Not everybody gets a chance to apprentice under a great mastering engineer or, in my case, several great mastering engineers — though I recommend attempting to if you are serious about pursuing the craft.

EQ: You’re known to combine both digital and analog elements.

CA: Yes, I certainly do — whether they like it or not.

EQ: Is there a lot of high-resolution work coming in here?

CA: I do have some hi-res work coming in here. A lot of the people that go through the trouble of doing hi-res are also printing to analog as well — usually a combination of 1/2" analog and 88.2 or 96kHz digital. It’s pretty common these days.

EQ: How do you downconvert?

CA: Nine times out of ten I’ll run out through a D to A converter, and then record back into my system at the target sample rate and 24-bit.

EQ: What is the trustiest piece you own?

CA: My custom Muth analog transfer console and my Sontec MS430B EQ are the pieces that definitely get the most use, though I use the API 550Ms quite a bit as well — configured in 0.5dB steps, which is great for mastering. I also have the normal API 550Bs that have 2dB steps, but they aren’t quite as useful for mastering.

EQ: What are your preferred means of monitoring?

CA: I have Dynaudio C4 speakers.

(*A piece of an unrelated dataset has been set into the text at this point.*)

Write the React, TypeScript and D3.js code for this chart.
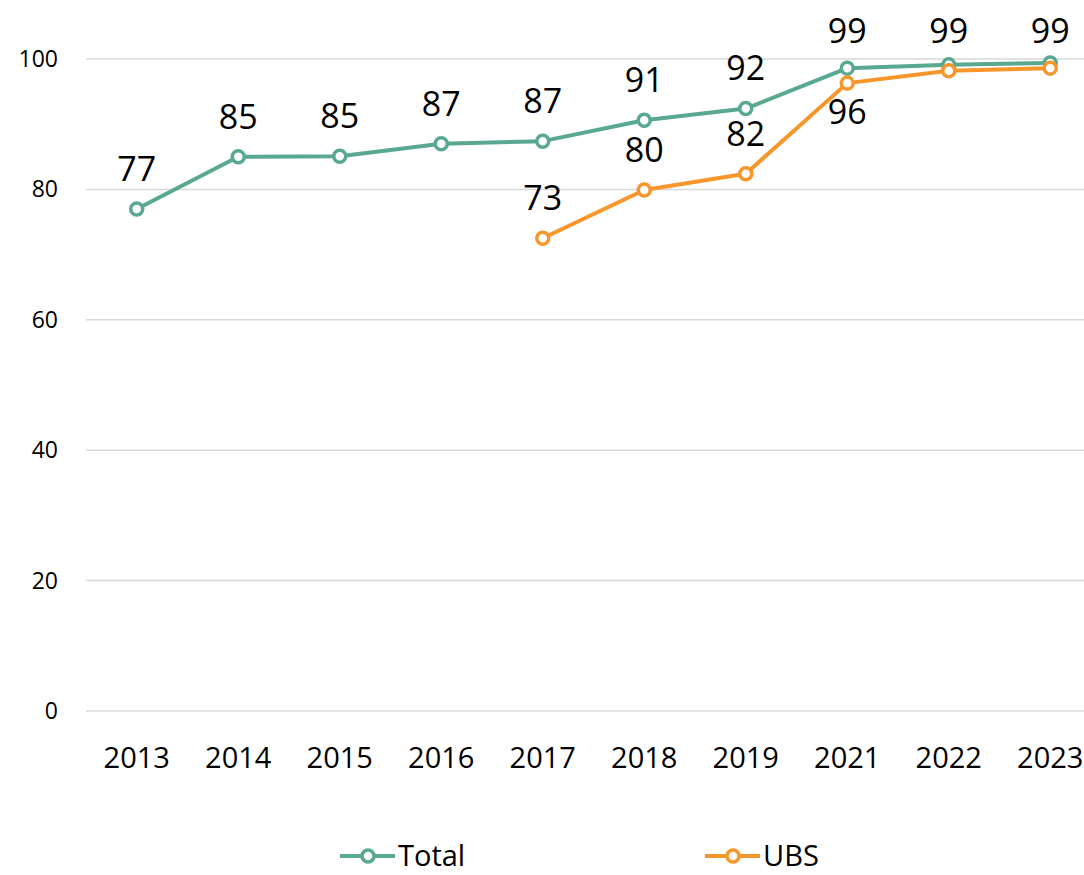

I have a set there and a set at my personal studio in upstate New York — which is very similar to the room at Sterling, though it’s rigged for surround. At Sterling I focus just on stereo mastering.

EQ: But you do a lot more than just stereo mastering there, correct?

CA: Yes, I also do a fair amount of mixing and general production. My main focus is mastering, but I don’t sleep much. Mixing was my first love. I’ve always done it. In the last few years I’ve gotten more serious about incorporating it into what I do. On the production end, I may help a client during a mix — replace, replay, or remix certain parts of a track. I’ve cut vocals for Erykah Badu while she was sitting on my couch and done guitar overdubs with the Neptunes. I even put a microphone in front of Geoff Emerick once. That was a hoot. I mix a couple of albums a year, and just finished one for an artist named David Ryan Harris, which is really amazing. Check it out . . . or I’ll kick your ass (laughs).

EQ: What’s the greatest pooch screw you encounter from people that bring you tracks to master?

CA: It sounds insane, but some people will actually burn their mixes and then not listen to what they printed, assuming it’s going to be okay. Then they get here and we find dropouts, distortion — some “magical” change. What a great way to bring a session to a screeching halt. . . .

Not properly organizing their sessions is another. It’s very important at this stage to be well organized, so you’re not second-guessing yourself, or rummaging through tape bins and hard drive folders looking for the right pass. A little bit of time spent organizing a session and properly marking tapes goes a long way in keeping the flow happening . . . and the budget in check.

Or when people leave zero headroom for their masters. I get mixes all the time that are so incredibly crushed. . . .

EQ: Then I would assume you prefer to be brought mixes that haven’t been limited much?

CA: It really depends on who engineered the mix. If they understand how to use limiters, understand how they really affect what’s going to be heard — if they are confident making that choice in their mixes — then whatever works. I don’t even need to know if you limited it or not as long as it sounds good. But, if there is any question as to “should I do this,” then you should not be limiting at all.

EQ: So what is a great mix, in your opinion?

CA: Well there are two different kinds of great mixes: The “technically” great mix where everything is in order, is tonally balanced, has great dynamics and just feels right for the song. Then there’s the great “vibe” mix — it may not be “technically” perfect, but it has a tremendously great vibe that really enhances the song. There are a few people out there who can do both . . . and when I get mixes from those people it’s a damn good day.

EQ: But how can people do better, particularly those at home?

CA: For me, the greatest way to ensure a great mix is to first model other great mixes. Take a mix that you really love, that has a sound that is appropriate for the genre you are working on, and really listen to it. But when you do this, as your goal is to first get a great mix and not worry so much about the master, lower the volume of the CD you are monitoring. This will help reduce the temptation to try to match the level, and will allow you to concentrate on matching the dynamics, the balance — the stuff that’s important for a great mix.

EQ: CDs? With your background, I would assume you are always listening to vinyl!

CA: I do, but not as often as I would like. The main reason I have a turntable here is so I can listen to some of my collection, not to reference. It’s a great depression lifter to listen to vinyl. I’m not the first person to say this, but an interesting thing has happened in the last couple of decades in this technological revolution. Releases in general have not gotten better sounding. It’s never been easier to make a record, but it seems like technology has almost had an inverse effect on sound quality. And I don’t think it’s a coincidence. Sometimes I listen to vinyl just to remind myself what releases could sound like.